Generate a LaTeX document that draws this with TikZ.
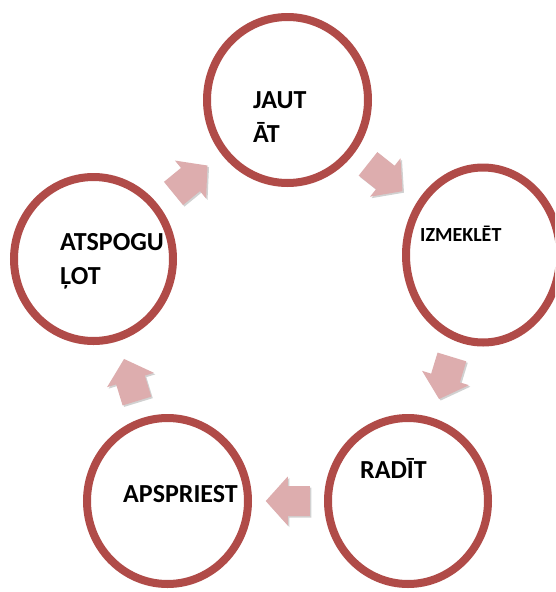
\documentclass[tikz,border=0pt]{standalone}
\usepackage{fontspec}
\setmainfont{Carlito}
\usetikzlibrary{shapes.geometric,calc}
\definecolor{ringred}{RGB}{176,75,72}
\definecolor{arrowpink}{RGB}{221,173,174}
\tikzset{
  ring/.style={ellipse, draw=ringred, line width=8pt, fill=white, inner sep=0pt},
  lbl/.style={anchor=base west, inner sep=0pt, font=\bfseries\fontsize{26}{30}\selectfont},
  lblsmall/.style={lbl, font=\bfseries\fontsize{20}{24}\selectfont},
  arrowshadow/.style={fill=black, fill opacity=0.18},
  arrowbody/.style={fill=arrowpink}
}
\newcommand{\cyclearrow}[2]{%
  \pgfmathanglebetweenpoints{\pgfpointanchor{#1}{center}}{\pgfpointanchor{#2}{center}}%
  \edef\arrang{\pgfmathresult}%
  \begin{scope}[shift={($(#1)!0.5!(#2)+(1.5,1.5)$)}, rotate=\arrang]
    \fill[arrowshadow] (22pt,0pt) -- (0pt,24.5pt) -- (0pt,15pt) -- (-22pt,15pt) -- (-22pt,-15pt) -- (0pt,-15pt) -- (0pt,-24.5pt) -- cycle;
  \end{scope}
  \begin{scope}[shift={($(#1)!0.5!(#2)$)}, rotate=\arrang]
    \fill[arrowbody] (22pt,0pt) -- (0pt,24.5pt) -- (0pt,15pt) -- (-22pt,15pt) -- (-22pt,-15pt) -- (0pt,-15pt) -- (0pt,-24.5pt) -- cycle;
  \end{scope}}
\begin{document}
\begin{tikzpicture}[x=1pt,y=-1pt]
\fill[white] (0,0) rectangle (555,592);
\useasboundingbox (0,0) rectangle (555,592);
\clip (0,0) rectangle (555,592);
% circles
\node[ring, minimum width=161pt, minimum height=166pt] (T) at (287.5,100) {};
\node[ring, minimum width=154pt, minimum height=175pt] (R) at (483,255) {};
\node[ring, minimum width=160pt, minimum height=166pt] (BR) at (408,501) {};
\node[ring, minimum width=161pt, minimum height=166pt] (BL) at (167.5,501) {};
\node[ring, minimum width=159pt, minimum height=164pt] (L) at (93.5,259) {};
% arrows
\cyclearrow{T}{R}
\cyclearrow{R}{BR}
\cyclearrow{BR}{BL}
\cyclearrow{BL}{L}
\cyclearrow{L}{T}
% labels
\node[lbl] (tT1) at (253,108) {JAUT};
\node[lbl] (tT2) at (253,142) {ĀT};
\node[lblsmall] (tR) at (420,241) {IZMEKLĒT};
\node[lbl] (tBR) at (360,478) {RADĪT};
\node[lbl] (tBL) at (123,502) {APSPRIEST};
\node[lbl] (tL1) at (60,250) {ATSPOGU};
\node[lbl] (tL2) at (60,284) {ĻOT};
\end{tikzpicture}
\end{document}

WHAT NEEDS TO BE DONE ->
Exclude every picture and copy the remaining data exactly.

IN RESPONSE ->
Generate a LaTeX document that draws this with TikZ.
\documentclass[tikz,border=0pt]{standalone}
\usepackage{fontspec}
\setmainfont{Carlito}
\usetikzlibrary{shapes.geometric,calc}
\definecolor{ringred}{RGB}{176,75,72}
\definecolor{arrowpink}{RGB}{221,173,174}
\tikzset{
  ring/.style={ellipse, draw=ringred, line width=8pt, fill=white, inner sep=0pt},
  lbl/.style={anchor=base west, inner sep=0pt, font=\bfseries\fontsize{26}{30}\selectfont},
  lblsmall/.style={lbl, font=\bfseries\fontsize{20}{24}\selectfont},
  arrowshadow/.style={fill=black, fill opacity=0.18},
  arrowbody/.style={fill=arrowpink}
}
\newcommand{\cyclearrow}[2]{%
  \pgfmathanglebetweenpoints{\pgfpointanchor{#1}{center}}{\pgfpointanchor{#2}{center}}%
  \edef\arrang{\pgfmathresult}%
  \begin{scope}[shift={($(#1)!0.5!(#2)+(1.5,1.5)$)}, rotate=\arrang]
    \fill[arrowshadow] (22pt,0pt) -- (0pt,24.5pt) -- (0pt,15pt) -- (-22pt,15pt) -- (-22pt,-15pt) -- (0pt,-15pt) -- (0pt,-24.5pt) -- cycle;
  \end{scope}
  \begin{scope}[shift={($(#1)!0.5!(#2)$)}, rotate=\arrang]
    \fill[arrowbody] (22pt,0pt) -- (0pt,24.5pt) -- (0pt,15pt) -- (-22pt,15pt) -- (-22pt,-15pt) -- (0pt,-15pt) -- (0pt,-24.5pt) -- cycle;
  \end{scope}}
\begin{document}
\begin{tikzpicture}[x=1pt,y=-1pt]
\fill[white] (0,0) rectangle (555,592);
\useasboundingbox (0,0) rectangle (555,592);
\clip (0,0) rectangle (555,592);
% circles
\node[ring, minimum width=161pt, minimum height=166pt] (T) at (287.5,100) {};
\node[ring, minimum width=154pt, minimum height=175pt] (R) at (483,255) {};
\node[ring, minimum width=160pt, minimum height=166pt] (BR) at (408,501) {};
\node[ring, minimum width=161pt, minimum height=166pt] (BL) at (167.5,501) {};
\node[ring, minimum width=159pt, minimum height=164pt] (L) at (93.5,259) {};
% arrows
\cyclearrow{T}{R}
\cyclearrow{R}{BR}
\cyclearrow{BR}{BL}
\cyclearrow{BL}{L}
\cyclearrow{L}{T}
% labels
\node[lbl] (tT1) at (253,108) {JAUT};
\node[lbl] (tT2) at (253,142) {ĀT};
\node[lblsmall] (tR) at (420,241) {IZMEKLĒT};
\node[lbl] (tBR) at (360,478) {RADĪT};
\node[lbl] (tBL) at (123,502) {APSPRIEST};
\node[lbl] (tL1) at (60,250) {ATSPOGU};
\node[lbl] (tL2) at (60,284) {ĻOT};
\end{tikzpicture}
\end{document}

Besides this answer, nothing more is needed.